The Republic of T has a new address and a picture of George trying to shove his way past Bill Clinton, at the opening of Clinton’s library, in a childish bid to be the first through the door. T. also links to a piece by Sidney Blumenthal about George’s and Karl’s behaviour at the event that reads like fiction.
Rove’s comment, especially:
Offstage, beforehand, Rove and Bush had had their library tours. According to two eyewitnesses, Rove had shown keen interest in everything he saw, and asked questions, including about costs, obviously thinking about a future George W Bush library and legacy. “You’re not such a scary guy,” joked his guide. “Yes, I am,” Rove replied. Walking away, he muttered deliberately and loudly: “I change constitutions, I put churches in schools …” Thus he identified himself as more than the ruthless campaign tactician; he was also the invisible hand of power, pervasive and expansive, designing to alter the fundamental American compact.

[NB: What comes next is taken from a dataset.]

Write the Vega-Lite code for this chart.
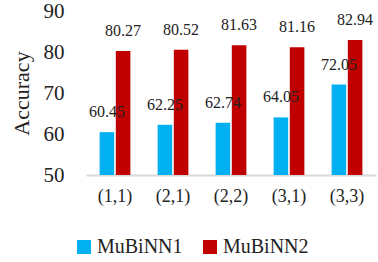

Another piece sure to make it into a realist’s time capsule on the reign of George II:
Why `Weenie’ may start with a capital Dubya
SLINGER
The President of The World is not President of The World for Life, at least not yet. But is he a weenie?
What evidence is there of Dubya’s weenieness, apart from him chickening out when it came to going up against the filthy Commies in the skies over the Rio Grande during the unpleasantness in Vietnam?
He was afraid to speak to real, live U.S. voters except in situations where everybody had been required to sign a loyalty oath.
He was afraid to speak to the British Parliament.
The thought of being anywhere near Parliament in Ottawa has scared him speechless.
Every American who heckled him during the election campaign got arrested. But in satellite nations like the United Kingdom, not to mention rogue countries like Canada, it’s out of his hands. Anybody could holler anything when he’s here next week and get off scot free. This makes him very, very anxious.
In Santiago he did wade into a mob of Chilean security goons to rescue his bodyguard, but while this made him look brave, it was provoked by his fear of not having somebody at his side to protect him against evildoers. At times like that, said his press secretary, he can be “a hands-on kind of guy.”
According to David Brooks, the neocon columnist, “he’s a towel-snapping kind of guy” too. And if there’s one thing we know about guys who are towel-snapping guys, it’s that the thing they fear most is having mice nibble on their machismo.
In other words, Dubya’s a sensitive kind of guy. If he were subjected to the type of verbal barrage that the owner of the Hamilton Tiger Cats wishes his team’s fans would stop firing at the Argonauts, think what might happen.
“Do I suck?”
“You don’t, sir, believe me,” his press secretary would say. “Look how brave you were in Colombia when they had exactly the same number of troops in the street to protect you as you invaded Falluja with. Look how brave you were when you congratulated your friend Vladimir Putin for his election victory in Ukraine. Ukraine is a democracy, you said, so if 110 per cent of the voters cast ballots, the people have truly spoken.”
“What if I suck?”
You see? Heckling could plant a seed of doubt.
The last thing Canadians need when we’re hanging by a thread so slender that the President of The World isn’t completely sure we’re on his side, is for him to develop even more doubts about us.
We should bear the bigger picture in mind, too. Since he has doubts about almost everybody else in the world, shouldn’t we do something to ease those?
We have to help Dubya get over his weenieness.
The trick will be to entice him into the Commons.
“Won’t that vulgar woman be there?” (Comic relief: Did you hear about the George W. Bush doll? You wind it up and Carolyn Parrish steps on it.)
“Oh, no, sir. The Canadians fitted her with a cement bathing suit and took her swimming in the Ottawa River. As a gesture of goodwill.”
“Really? Maybe they’re not such evil folks after all.”
Then, once he’s in there, the minute he starts to speak, everybody jumps up and starts yelling at him. His bodyguard draws his gun. Dubya is about to order him to shoot the varmints, when his press secretary says, “Sir, wait! Listen to what they’re yelling.”
And Dubya listens. And what they’re yelling is, “You the man!” Every last one of them, the MPs, the opposition leaders, the Prime Minister. “You the man!”
“They think I’m the man!” He is awed, and shocked, but in the nicest possible way.
“Yes, sir. Isn’t that nice?”
“It’s real nice.” A tear forms in Dubya’s eye. “Maybe I don’t suck after all.”
We’ll have made the world a nicer place.
There is one problem.
Parliament does represent a country that is composed of an embarrassingly consequential number of what Dubya regards as “cheese-eating surrender monkeys.”
He can’t quite tell the difference between the gallant Royal 22nd Regiment that has just returned from making Afghanistan safe for opium growers, and Les Voltigeurs de Les Tirailleurs de la Force de la Frappé de Gaulle who have stayed snug at home in gay Paree eating snails gratinée.
“They eat snails, too?” he asks. “Geez, even using them to catch fish would make me nauseous.”
We’ve still got a couple of days. Let me work on this.